Conta-se
que, numa discussão em tribunal, um eminente advogado se volta para outro e
diz-lhe:
– O
senhor doutor tanto dá uma no cravo como outra na ferradura.
Ao que o
visado respondeu:
– Pois
é, o senhor doutor não está quieto com o pé!
Este
diálogo é descrito como tendo acontecido com tribunos da primeira república,
que tinham um pelo outro tanto estima como de repugnância!
Ora, por
estes dias, temos visto e ouvido acontecimentos que bem podem ser caraterizados
com aquela expressão, que, basicamente, se pode interpretar como querendo dizer
que as várias posições e atitudes dos inúmeros intervenientes se parecem com a
atividade de ferrar um animal – normalmente da família equídea e afins – onde
se tem de colocar a ferradura como defesa dos cascos e, por vezes, de forma
ocasional ou propositada se dá uma pancada no casco para preparar a colocação
do revestimento na hora própria e que pode doer ao animal…
Assim,
dar uma no cravo (isto é, essa espécie de prego no ato de ferrar) e outra na
ferradura (isto é, o revestimento em metal no casco do animal) será não ser
capaz de ter mão certa e acertada para que tal momento seja rápido e bem
executado… nas ‘solas’ do protegido… ou, na evolução conotativa, vermos que
esse tal que diz ou pretende dizer tanto acerta como dá fora do lugar, isto é,
fala e diz o que profere e o seu contrário…
= Embora
com algum sabor popular esta expressão – uma no cravo e outra ferradura – pode
resumir o posicionamento oscilante de tantas das figuras que vão deambulando
pelo nosso meio social, cultural e mesmo político.

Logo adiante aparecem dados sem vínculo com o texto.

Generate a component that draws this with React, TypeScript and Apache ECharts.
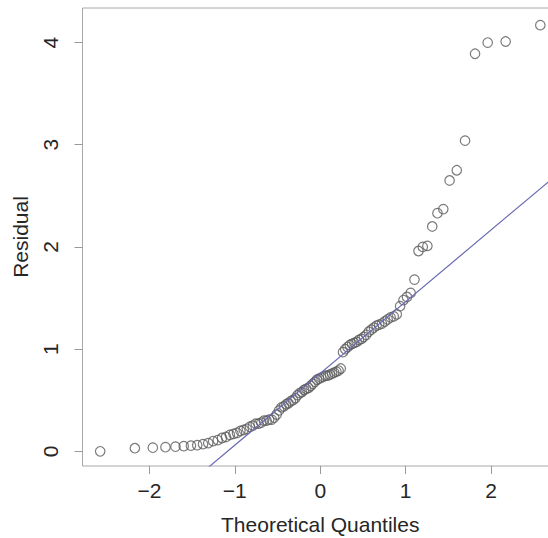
import React, { useEffect, useRef } from "react";
import * as echarts from "echarts";

// Theoretical quantiles (x)
const quantiles: number[] = [
  -2.576, -2.17, -1.96, -1.812, -1.695, -1.598, -1.514, -1.44, -1.372, -1.311,
  -1.254, -1.2, -1.15, -1.103, -1.058, -1.015, -0.974, -0.935, -0.896, -0.86,
  -0.824, -0.789, -0.755, -0.722, -0.69, -0.659, -0.628, -0.598, -0.568, -0.539,
  -0.51, -0.482, -0.454, -0.426, -0.399, -0.372, -0.345, -0.319, -0.292, -0.266,
  -0.24, -0.215, -0.189, -0.164, -0.138, -0.113, -0.088, -0.063, -0.038, -0.013,
  0.013, 0.038, 0.063, 0.088, 0.113, 0.138, 0.164, 0.189, 0.215, 0.24,
  0.266, 0.292, 0.319, 0.345, 0.372, 0.399, 0.426, 0.454, 0.482, 0.51,
  0.539, 0.568, 0.598, 0.628, 0.659, 0.69, 0.722, 0.755, 0.789, 0.824,
  0.86, 0.896, 0.935, 0.974, 1.015, 1.058, 1.103, 1.15, 1.2, 1.254,
  1.311, 1.372, 1.44, 1.514, 1.598, 1.695, 1.812, 1.96, 2.17, 2.576,
];

// Sorted residuals (y)
const residuals: number[] = [
  0.0, 0.03, 0.035, 0.04, 0.045, 0.05, 0.055, 0.06, 0.07, 0.08,
  0.1, 0.11, 0.13, 0.14, 0.16, 0.17, 0.18, 0.2, 0.21, 0.22,
  0.24, 0.25, 0.27, 0.27, 0.28, 0.3, 0.3, 0.31, 0.31, 0.33,
  0.36, 0.4, 0.43, 0.44, 0.46, 0.47, 0.49, 0.5, 0.52, 0.55,
  0.57, 0.58, 0.6, 0.61, 0.62, 0.64, 0.66, 0.68, 0.7, 0.71,
  0.72, 0.73, 0.74, 0.74, 0.75, 0.76, 0.77, 0.78, 0.79, 0.81,
  0.97, 1.0, 1.02, 1.04, 1.05, 1.06, 1.07, 1.09, 1.1, 1.12,
  1.14, 1.17, 1.19, 1.21, 1.23, 1.24, 1.25, 1.27, 1.29, 1.31,
  1.32, 1.34, 1.42, 1.48, 1.51, 1.55, 1.68, 1.96, 2.0, 2.01,
  2.2, 2.33, 2.37, 2.65, 2.75, 3.04, 3.89, 4.0, 4.01, 4.17,
];

// Reference line (qqline) endpoints
const refLineX: number[] = [-3, 3];
const refLineY: number[] = [-1.344, 2.868];

const xTicks: number[] = [-2, -1, 0, 1, 2];
const yTicks: number[] = [0, 1, 2, 3, 4];

const FONT = "'Liberation Sans', Arial, Helvetica, sans-serif";

export default function App() {
  const ref = useRef<HTMLDivElement>(null);

  useEffect(() => {
    if (!ref.current) return;
    const chart = echarts.init(ref.current, undefined, { renderer: "svg" });
    const fmt = (v: number) => (v < 0 ? "\u2212" + Math.abs(v) : String(v));
    chart.setOption({
      animation: false,
      backgroundColor: "#ffffff",
      textStyle: { fontFamily: FONT },
      grid: {
        left: 82.5,
        top: 8,
        right: -10,
        bottom: 72,
        outerBoundsMode: "none",
        containLabel: false,
        show: true,
        borderColor: "#a8a8a8",
        borderWidth: 1,
        backgroundColor: "transparent",
      },
      xAxis: {
        type: "value",
        min: -2.783,
        max: 2.783,
        name: "Theoretical Quantiles",
        nameLocation: "middle",
        nameGap: 48,
        nameTextStyle: { fontSize: 21, color: "#262626", fontFamily: FONT },
        splitLine: { show: false },
        axisLine: { show: false, onZero: false },
        axisTick: {
          show: true,
          customValues: xTicks,
          length: 8,
          inside: false,
          lineStyle: { color: "#999999" },
        },
        axisLabel: {
          customValues: xTicks,
          formatter: fmt,
          fontSize: 21,
          color: "#262626",
          margin: 14,
          fontFamily: FONT,
        },
      },
      yAxis: {
        type: "value",
        min: -0.144,
        max: 4.338,
        name: "Residual",
        nameLocation: "middle",
        nameRotate: 90,
        nameGap: 52,
        nameTextStyle: { fontSize: 21, color: "#262626", fontFamily: FONT },
        splitLine: { show: false },
        axisLine: { show: false, onZero: false },
        axisTick: {
          show: true,
          customValues: yTicks,
          length: 8,
          inside: false,
          lineStyle: { color: "#999999" },
        },
        axisLabel: {
          customValues: yTicks,
          rotate: 90,
          fontSize: 21,
          color: "#262626",
          margin: 22,
          fontFamily: FONT,
        },
      },
      series: [
        {
          type: "scatter",
          data: quantiles.map((q, i) => [q, residuals[i]]),
          symbol: "circle",
          symbolSize: 9.5,
          itemStyle: {
            color: "rgba(255,255,255,0)",
            borderColor: "#5a5a5a",
            borderWidth: 1.2,
          },
          silent: true,
        },
        {
          type: "line",
          data: refLineX.map((x, i) => [x, refLineY[i]]),
          symbol: "none",
          clip: true,
          lineStyle: { color: "#6a6ab4", width: 1.2 },
          silent: true,
        },
      ],
    });
    return () => chart.dispose();
  }, []);

  return (
    <div
      ref={ref}
      style={{ position: "absolute", left: 0, top: 0, width: 548, height: 538 }}
    />
  );
}
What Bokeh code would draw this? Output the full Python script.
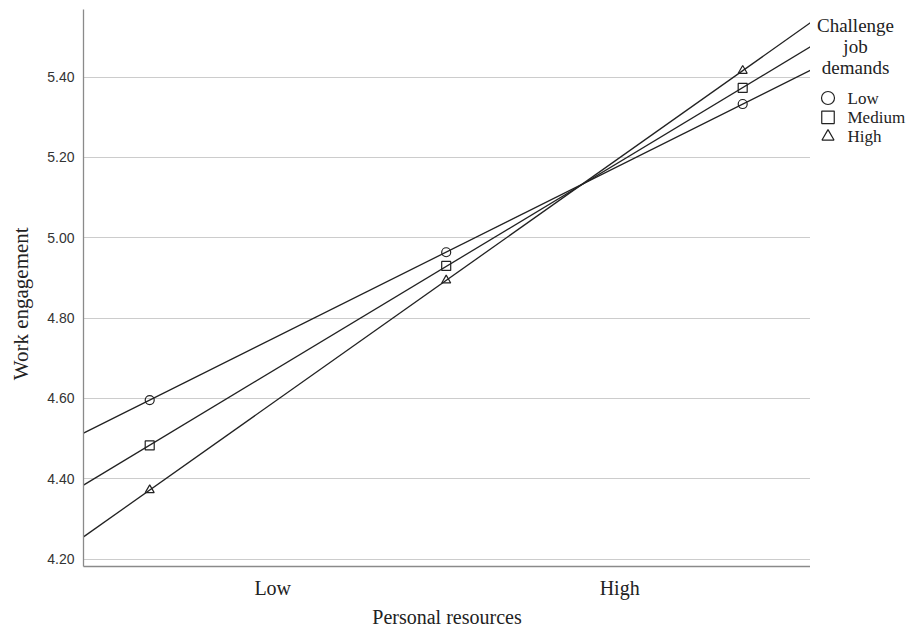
import numpy as np
from bokeh.plotting import figure
from bokeh.layouts import row
from bokeh.models import Range1d, FixedTicker, Label, NumeralTickFormatter
from bokeh.embed import file_html
from bokeh.resources import INLINE

# ---- data ----
x_levels = [-1.0, 0.0, 1.0]          # personal resources: -1 SD, mean, +1 SD
low_demands = [4.596, 4.964, 5.333]
medium_demands = [4.483, 4.930, 5.373]
high_demands = [4.372, 4.894, 5.416]
series_names = ["Low", "Medium", "High"]
series_markers = ["circle", "square", "triangle"]
legend_title_lines = ["Challenge", "job", "demands"]
y_ticks = [4.20, 4.40, 4.60, 4.80, 5.00, 5.20, 5.40]
x_tick_pos = [-0.585, 0.585]
x_tick_labels = ["Low", "High"]
x_limits = (-1.2233, 1.2287)
y_limits = (4.1817, 5.5683)

SERIF = "Liberation Serif"
SANS = "Liberation Sans"
INK = "#222222"
H = 630
TOP = 9          # frame top (px)
BOTTOM = 566     # frame bottom (px)

p = figure(width=810, height=H, output_backend="svg", toolbar_location=None,
           x_range=Range1d(*x_limits), y_range=Range1d(*y_limits),
           min_border_left=83, min_border_right=0, min_border_top=TOP, min_border_bottom=H - BOTTOM,
           background_fill_color="white", border_fill_color="white")
p.outline_line_color = None

# axes
p.xaxis.ticker = FixedTicker(ticks=x_tick_pos)
p.xaxis.major_label_overrides = {t: l for t, l in zip(x_tick_pos, x_tick_labels)}
p.yaxis.ticker = FixedTicker(ticks=y_ticks)
p.yaxis.formatter = NumeralTickFormatter(format="0.00")
p.xaxis.axis_label = "Personal resources"
# trailing no-break spaces shift the rotated label slightly below the frame centre, as in the reference
p.yaxis.axis_label = "Work engagement" + "\u00a0" * 6
for ax in (p.xaxis[0], p.yaxis[0]):
    ax.axis_line_color = "#8a8a8a"
    ax.axis_line_width = 1.3
    ax.major_tick_line_color = None
    ax.minor_tick_line_color = None
    ax.axis_label_text_font = SERIF
    ax.axis_label_text_font_style = "normal"
    ax.axis_label_text_color = INK
p.xaxis.axis_label_text_font_size = "20px"
p.yaxis.axis_label_text_font_size = "21px"
p.xaxis.major_label_text_font = SERIF
p.xaxis.major_label_text_font_size = "20px"
p.xaxis.major_label_text_color = INK
p.xaxis.major_label_standoff = 4
p.xaxis.axis_label_standoff = 4
p.yaxis.major_label_text_font = SANS
p.yaxis.major_label_text_font_size = "14px"
p.yaxis.major_label_text_color = "#333333"
p.yaxis.major_label_standoff = 3
p.yaxis.axis_label_standoff = 11

p.xgrid.grid_line_color = None
p.ygrid.grid_line_color = "#cccccc"
p.ygrid.grid_line_width = 1.2

# series: fitted simple-slope lines across the full x range + markers at -1SD, mean, +1SD
series_values = [low_demands, medium_demands, high_demands]
for marker, ys in zip(series_markers, series_values):
    slope, icpt = np.polyfit(x_levels, ys, 1)
    xs_line = list(x_limits)
    ys_line = [icpt + slope * x for x in xs_line]
    p.line(xs_line, ys_line, line_color=INK, line_width=1.3)
    p.scatter(x_levels, ys, marker=marker, size=9, fill_color=None,
              line_color=INK, line_width=1.2)

# ---- legend panel (pixel-space figure to the right of the plot; frame aligned with main) ----
LW = 99
lg = figure(width=LW, height=H, output_backend="svg", toolbar_location=None,
            x_range=Range1d(0, LW), y_range=Range1d(BOTTOM, TOP),
            x_axis_location=None, y_axis_location=None,
            min_border_left=0, min_border_right=0, min_border_top=TOP, min_border_bottom=H - BOTTOM,
            background_fill_color="white", border_fill_color="white")
lg.outline_line_color = None
lg.xgrid.visible = False
lg.ygrid.visible = False

title_x, title_y0, title_dy = 45, 25, 21
for i, txt in enumerate(legend_title_lines):
    lg.add_layout(Label(x=title_x, y=title_y0 + i * title_dy, text=txt,
                        text_align="center", text_baseline="middle",
                        text_font=SERIF, text_font_size="19px", text_color=INK))

item_x, item_y0, item_dy, label_x = 17.5, 97.5, 19.3, 37
marker_sizes = [13, 12.5, 12]
for i, (name, marker) in enumerate(zip(series_names, series_markers)):
    yy = item_y0 + i * item_dy
    lg.scatter([item_x], [yy], marker=marker, size=marker_sizes[i], fill_color=None,
               line_color=INK, line_width=1.2)
    lg.add_layout(Label(x=label_x, y=yy, text=name, text_align="left", text_baseline="middle",
                        text_font=SERIF, text_font_size="17px", text_color=INK))

layout = row(p, lg)
open("out.html", "w").write(file_html(layout, INLINE))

Com efeito, com razoável
facilidade vemos a mudança de posição dos intervenientes – ontem tinham uma
aguerrida atitude de combate, exigindo demissões e outros artefactos lógicos,
tendo em conta o campo ideológico; hoje, as situações são as mesmas, os atores
mudaram e as consequências são tão díspares que sentimos que as pessoas, se não
são incoerentes, aos menos são (bastante) inconsequentes.
Será que
a montada do poder – pelo espaço ocupado e/ou pela visão que daí têm – muda
tanto as ideias? Como poderemos classificar os ideais de tais personagens: são
ou deixam de ser, só porque lhes mudam a paleta da pintura?
= Porque
acreditamos que as pessoas não mudam só pelo mero prato de lentilhas que lhes
queiram oferecer, parece-nos que a expressão ‘uma na cravo e outra na
ferradura’ é muito mais do que um rótulo com que se pretende apelidar os
adversários de mutação e de incapacidade em ser honesto para consigo mesmo e
para com os outros. Neste tempo tão propenso a fazer com que as pessoas possam
ser compradas… a qualquer preço…tudo dependendo do valor que se lhes possa
oferecer, esta expressão obriga-nos a refletir sobre os mais básicos princípios
pelos quais se norteiam muitos dos nossos contemporâneos. De facto, sem valores
que não ultrapassem as metas do materialismo e do consumismo, isto e muito mais
poderá ser justificável… desde que se possa enganar – nesta cultura do
faz-de-conta – até que venha a ser descoberto o embuste.
= Porque
vamos percebendo que tantos e de tão variegadas formas vão conjugando este
ditado popular – uma no cravo e outra na ferradura – será essencial que não nos
deixemos derrotar pelos ‘vencedores’ da dissimulação. Precisamos de contestar
que se pretenda fazer crer que os manhosos são reis e príncipes…à custa dos
distraídos. Precisamos de saber combater – mesmo pelo voto, quando essa for a
forma de nos pronunciarmos – certas aves de arribação, que se tentam sobrepor à
racionalidade, criando a sensação de que ser camaleão é a forma de vingar na
vida e entronizando a vingança nas decisões mais fundamentais.
A todos
e outros dizemos: tentem estar quietos com o pé para que se possa colocar o
cravo no devido espaço da ferradura!